_EXERCISE AIM_
Leave the pictures out and retype the lines from the beginning through the line with "from bokeh.resources import INLINE", both ends included.

_MATERIAL SUPPLIED_
|---|

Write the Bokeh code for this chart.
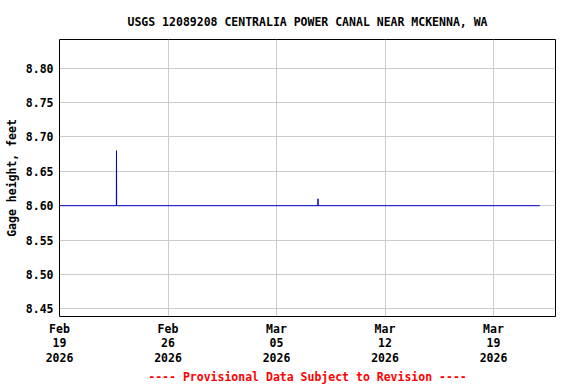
import pandas as pd
from bokeh.plotting import figure
from bokeh.models import (FixedTicker, DatetimeTickFormatter, NumeralTickFormatter,
                          Range1d, Title)
from bokeh.embed import file_html
from bokeh.resources import INLINE

# ---- data ----
times = ["2026-02-19 00:00", "2026-02-22 16:00", "2026-02-22 16:15", "2026-02-22 16:30",
         "2026-03-07 16:00", "2026-03-07 16:15", "2026-03-07 16:30", "2026-03-21 23:45"]
gage_ft = [8.60, 8.60, 8.68, 8.60, 8.60, 8.61, 8.60, 8.60]

x_tick_dates = ["2026-02-19", "2026-02-26", "2026-03-05", "2026-03-12", "2026-03-19"]
y_ticks = [8.45, 8.50, 8.55, 8.60, 8.65, 8.70, 8.75, 8.80]

title_text = "USGS 12089208 CENTRALIA POWER CANAL NEAR MCKENNA, WA"
ylabel = "Gage height, feet"
footer = "---- Provisional Data Subject to Revision ----"

FONT = "DejaVu Sans Mono"
FS = "11.5px"

t = pd.to_datetime(times)
xt = [pd.Timestamp(d).value / 1e6 for d in x_tick_dates]

p = figure(width=576, height=384, output_backend="svg", toolbar_location=None,
           x_axis_type="datetime",
           x_range=Range1d(pd.Timestamp("2026-02-19"), pd.Timestamp("2026-03-23")),
           y_range=Range1d(8.4388, 8.8418),
           min_border_left=59, min_border_right=21, min_border_top=39, min_border_bottom=68)

p.line(t, gage_ft, line_color="#0000CC", line_width=1)

p.title.text = title_text
p.title.text_font = FONT
p.title.text_font_size = FS
p.title.text_font_style = "bold"
p.title.text_color = "black"
p.title.align = "center"
p.title.standoff = 21

p.add_layout(Title(text=footer, text_font=FONT, text_font_size=FS, text_font_style="bold",
                   text_color="#FF0000", align="center", standoff=0), "below")

p.outline_line_color = "black"
p.outline_line_width = 1
p.grid.grid_line_color = "#CCCCCC"

p.xaxis.ticker = FixedTicker(ticks=xt)
p.xaxis.formatter = DatetimeTickFormatter(days="%b\n%d\n%Y", months="%b\n%d\n%Y")
p.yaxis.ticker = FixedTicker(ticks=y_ticks)
p.yaxis.formatter = NumeralTickFormatter(format="0.00")
p.yaxis.axis_label = ylabel

for ax in (p.xaxis[0], p.yaxis[0]):
    ax.axis_line_color = None
    ax.major_tick_line_color = None
    ax.minor_tick_line_color = None
    ax.major_tick_out = 0
    ax.major_tick_in = 0
    ax.major_label_text_font = FONT
    ax.major_label_text_font_size = FS
    ax.major_label_text_font_style = "bold"
    ax.major_label_text_color = "black"
    ax.axis_label_text_font = FONT
    ax.axis_label_text_font_size = FS
    ax.axis_label_text_font_style = "bold"
    ax.axis_label_text_color = "black"

p.xaxis.major_label_standoff = 5
p.xaxis.major_label_text_line_height = 1.05
p.yaxis.major_label_standoff = 6
p.yaxis.axis_label_standoff = 4

open("out.html", "w").write(file_html(p, INLINE))
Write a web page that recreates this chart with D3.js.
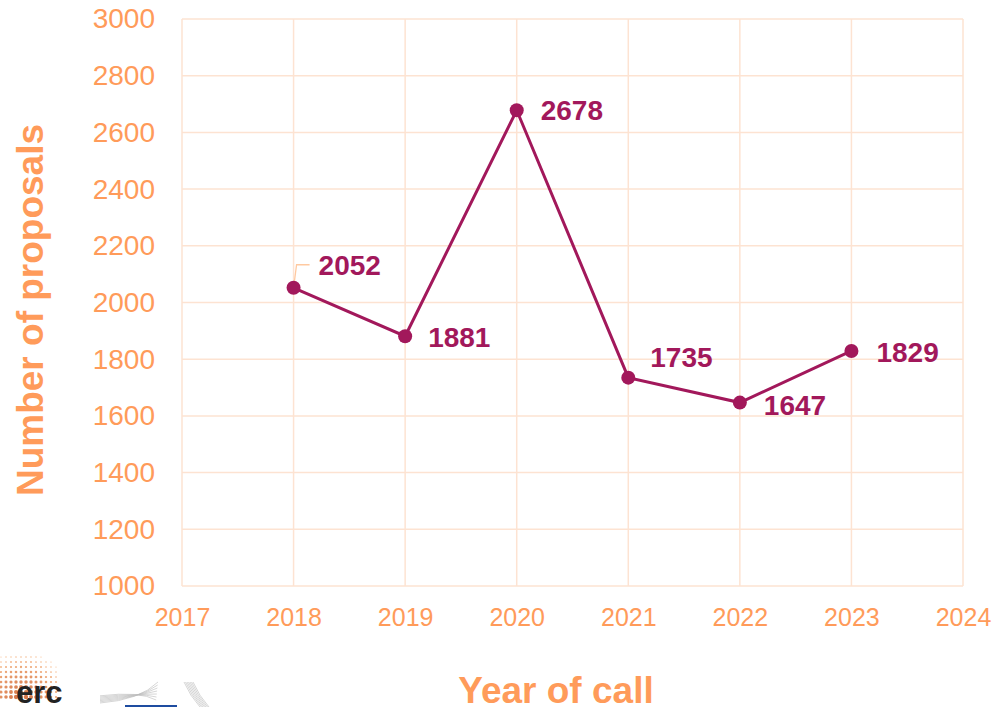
<!DOCTYPE html>
<html>
<head>
<meta charset="utf-8">
<script src="https://d3js.org/d3.v7.min.js"></script>
<style>
  body { margin: 0; background: #fff; }
  svg { font-family: "Liberation Sans", Arial, sans-serif; }
</style>
</head>
<body>
<svg width="992" height="707"></svg>
<script>
    const years = [2018, 2019, 2020, 2021, 2022, 2023];
    const proposals = [2052, 1881, 2678, 1735, 1647, 1829];
    const xTickValues = [2017, 2018, 2019, 2020, 2021, 2022, 2023, 2024];
    const yTickValues = [1000, 1200, 1400, 1600, 1800, 2000, 2200, 2400, 2600, 2800, 3000];
    // label offsets in px relative to the point
    const labelDx = [25, 23, 24, 22, 24, 25];
    const labelDy = [-23, 1, 0, -21, 2, 1];

    const orange = "#FF9B5A";
    const grid = "#FDE3D2";
    const lineColor = "#A2185B";

    const svg = d3.select("svg");
    const x = d3.scaleLinear().domain([2017, 2024]).range([182, 963]);
    const y = d3.scaleLinear().domain([1000, 3000]).range([586, 19]);

    // grid
    svg.append("g").selectAll("line.h").data(yTickValues).enter().append("line")
        .attr("x1", x(2017)).attr("x2", x(2024))
        .attr("y1", d => y(d)).attr("y2", d => y(d))
        .attr("stroke", grid).attr("stroke-width", 1.5);
    svg.append("g").selectAll("line.v").data(xTickValues).enter().append("line")
        .attr("x1", d => x(d)).attr("x2", d => x(d))
        .attr("y1", y(3000)).attr("y2", y(1000))
        .attr("stroke", grid).attr("stroke-width", 1.5);

    // axes
    const yAxis = svg.append("g").attr("transform", "translate(" + x(2017) + ",0)")
        .call(d3.axisLeft(y).tickValues(yTickValues).tickSize(0).tickPadding(27).tickFormat(d3.format("d")));
    yAxis.select(".domain").remove();
    yAxis.selectAll("text").attr("fill", orange).style("font-size", "28px")
        .style("font-family", "Liberation Sans, Arial, sans-serif");

    const xAxis = svg.append("g").attr("transform", "translate(0," + y(1000) + ")")
        .call(d3.axisBottom(x).tickValues(xTickValues).tickSize(0).tickPadding(22).tickFormat(d3.format("d")));
    xAxis.select(".domain").remove();
    xAxis.selectAll("text").attr("fill", orange).style("font-size", "25px")
        .style("font-family", "Liberation Sans, Arial, sans-serif");

    // axis titles
    svg.append("text").attr("x", 556).attr("y", 703).attr("text-anchor", "middle")
        .attr("fill", orange).style("font-size", "37px").style("font-weight", "bold")
        .text("Year of call");
    svg.append("text").attr("transform", "translate(43,310) rotate(-90)").attr("text-anchor", "middle")
        .attr("fill", orange).style("font-size", "37px").style("font-weight", "bold")
        .text("Number of proposals");

    const data = years.map((d, i) => ({ year: d, value: proposals[i], dx: labelDx[i], dy: labelDy[i] }));

    // leader line for the first label
    svg.append("path")
        .attr("d", "M" + x(2018) + "," + y(2052) + " L" + (x(2018) + 3) + "," + (y(2052) - 23) + " L" + (x(2018) + 16) + "," + (y(2052) - 23))
        .attr("fill", "none").attr("stroke", "#FFC9A0").attr("stroke-width", 1.3);

    // line
    svg.append("path").datum(data)
        .attr("d", d3.line().x(d => x(d.year)).y(d => y(d.value)))
        .attr("fill", "none").attr("stroke", lineColor).attr("stroke-width", 3);

    svg.append("g").selectAll("circle").data(data).enter().append("circle")
        .attr("cx", d => x(d.year)).attr("cy", d => y(d.value)).attr("r", 7)
        .attr("fill", lineColor);

    svg.append("g").selectAll("text").data(data).enter().append("text")
        .attr("x", d => x(d.year) + d.dx).attr("y", d => y(d.value) + d.dy)
        .attr("dy", "0.36em")
        .attr("fill", lineColor).style("font-size", "28px").style("font-weight", "bold")
        .text(d => d.value);

    // logos (rough)
    const logo = svg.append("g");
    const dots = [];
    for (let r = 0; r < 10; r++) {
        for (let c = 0; c < 12; c++) {
            const px = 1 + c * 5, py = 652 + r * 5;
            const dist = Math.hypot(px - 22, py - 700);
            if (dist < 48) dots.push({ px: px, py: py, s: 2.4 - dist / 26, far: dist / 48 });
        }
    }
    logo.selectAll("circle").data(dots).enter().append("circle")
        .attr("cx", d => d.px).attr("cy", d => d.py).attr("r", d => Math.max(0.6, d.s))
        .attr("fill", d => d3.interpolateRgb("#C8541E", "#F7B27A")(d.far)).attr("opacity", 0.85);
    logo.append("text").attr("x", 16).attr("y", 703).attr("fill", "#222")
        .style("font-size", "31px").style("font-weight", "bold").text("erc");
    for (let i = 0; i < 7; i++) {
        logo.append("path")
            .attr("d", "M100," + (703 - i * 1.2) + " Q140," + (700 - i * 1.5) + " " + (158 - i * 0.3) + "," + (682 + i * 3))
            .attr("fill", "none").attr("stroke", "#BBB").attr("stroke-width", 0.6);
        logo.append("path")
            .attr("d", "M" + (184 + i * 1.5) + ",682 Q" + (190 + i * 1.5) + ",696 " + (200 + i * 1.5) + ",707")
            .attr("fill", "none").attr("stroke", "#BBB").attr("stroke-width", 0.6);
    }
    logo.append("rect").attr("x", 125).attr("y", 705).attr("width", 52).attr("height", 2).attr("fill", "#1E4CA0");
</script>
</body>
</html>
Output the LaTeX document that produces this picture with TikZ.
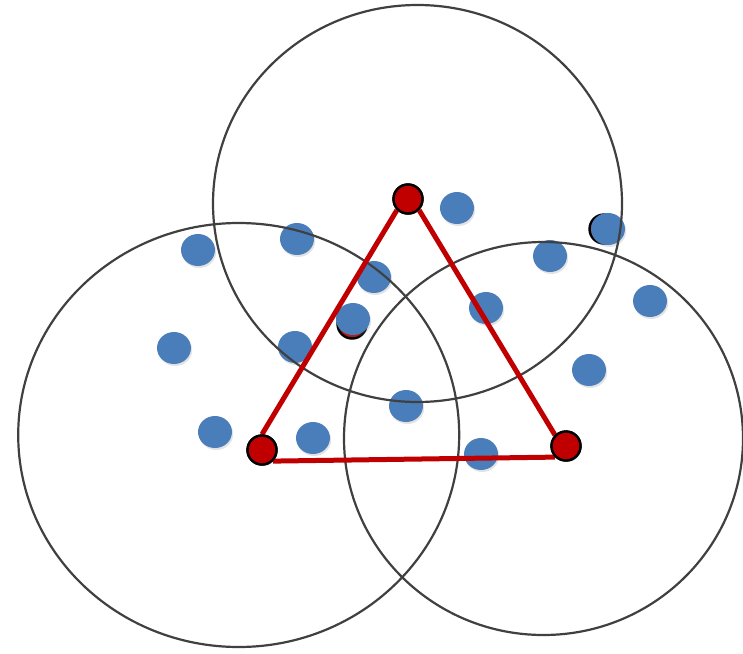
\documentclass[tikz,border=0pt]{standalone}
\usetikzlibrary{shapes.geometric,shadows}
\definecolor{dotblue}{HTML}{4A7EBB}
\definecolor{dotred}{HTML}{C00000}
\definecolor{ringgray}{HTML}{404040}
\tikzset{
  bluedot/.style={ellipse, fill=dotblue, minimum width=34pt, minimum height=32pt, inner sep=0pt,
    drop shadow={opacity=0.22, shadow xshift=1.2pt, shadow yshift=-2pt}},
  reddot/.style={circle, fill=dotred, draw=black, line width=2.4pt, minimum size=29pt, inner sep=0pt,
    drop shadow={opacity=0.18, shadow xshift=1pt, shadow yshift=-1.5pt}},
  ring/.style={draw=ringgray, line width=2.2pt},
  edge/.style={draw=dotred, line width=5pt}
}
\begin{document}
\begin{tikzpicture}[x=1pt,y=-1pt]
\useasboundingbox (0,0) rectangle (743,653);
% hidden dots under blue ones
\node[reddot] (h1) at (352,324) {};
\node[reddot] (h2) at (604,229) {};
% blue dots
\node[bluedot] (b1) at (198,250) {};
\node[bluedot] (b2) at (297,239) {};
\node[bluedot] (b3) at (457,208) {};
\node[bluedot] (b4) at (608,229) {};
\node[bluedot] (b5) at (550,256) {};
\node[bluedot] (b6) at (650,301) {};
\node[bluedot] (b7) at (374,277) {};
\node[bluedot] (b8) at (486,308) {};
\node[bluedot] (b9) at (353,319) {};
\node[bluedot] (b10) at (295,347) {};
\node[bluedot] (b11) at (174,348) {};
\node[bluedot] (b12) at (589,370) {};
\node[bluedot] (b13) at (406,406) {};
\node[bluedot] (b14) at (215,432) {};
\node[bluedot] (b15) at (313,438) {};
\node[bluedot] (b16) at (481,454) {};
% big circles
\draw[ring] (417.5,203.5) ellipse [x radius=204.5, y radius=198.5];
\draw[ring] (238.7,435) ellipse [x radius=220.5, y radius=212];
\draw[ring] (543.5,438.5) ellipse [x radius=199.5, y radius=196.5];
% red vertices
\node[reddot] (T) at (408,199) {};
\node[reddot] (L) at (262,450) {};
\node[reddot] (R) at (566,446) {};
% triangle edges
\draw[edge] (T.south west) -- (L.north);
\draw[edge] (T.south east) -- (R.north west);
\draw[edge] (L.south east) -- (R.south west);
% redraw vertices on top of edges
\node[reddot] at (T) {};
\node[reddot] at (L) {};
\node[reddot] at (R) {};
\end{tikzpicture}
\end{document}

|---|

_COMPLETE ANSWER_
Write the Bokeh code for this chart.
import pandas as pd
from bokeh.plotting import figure
from bokeh.models import (FixedTicker, DatetimeTickFormatter, NumeralTickFormatter,
                          Range1d, Title)
from bokeh.embed import file_html
from bokeh.resources import INLINE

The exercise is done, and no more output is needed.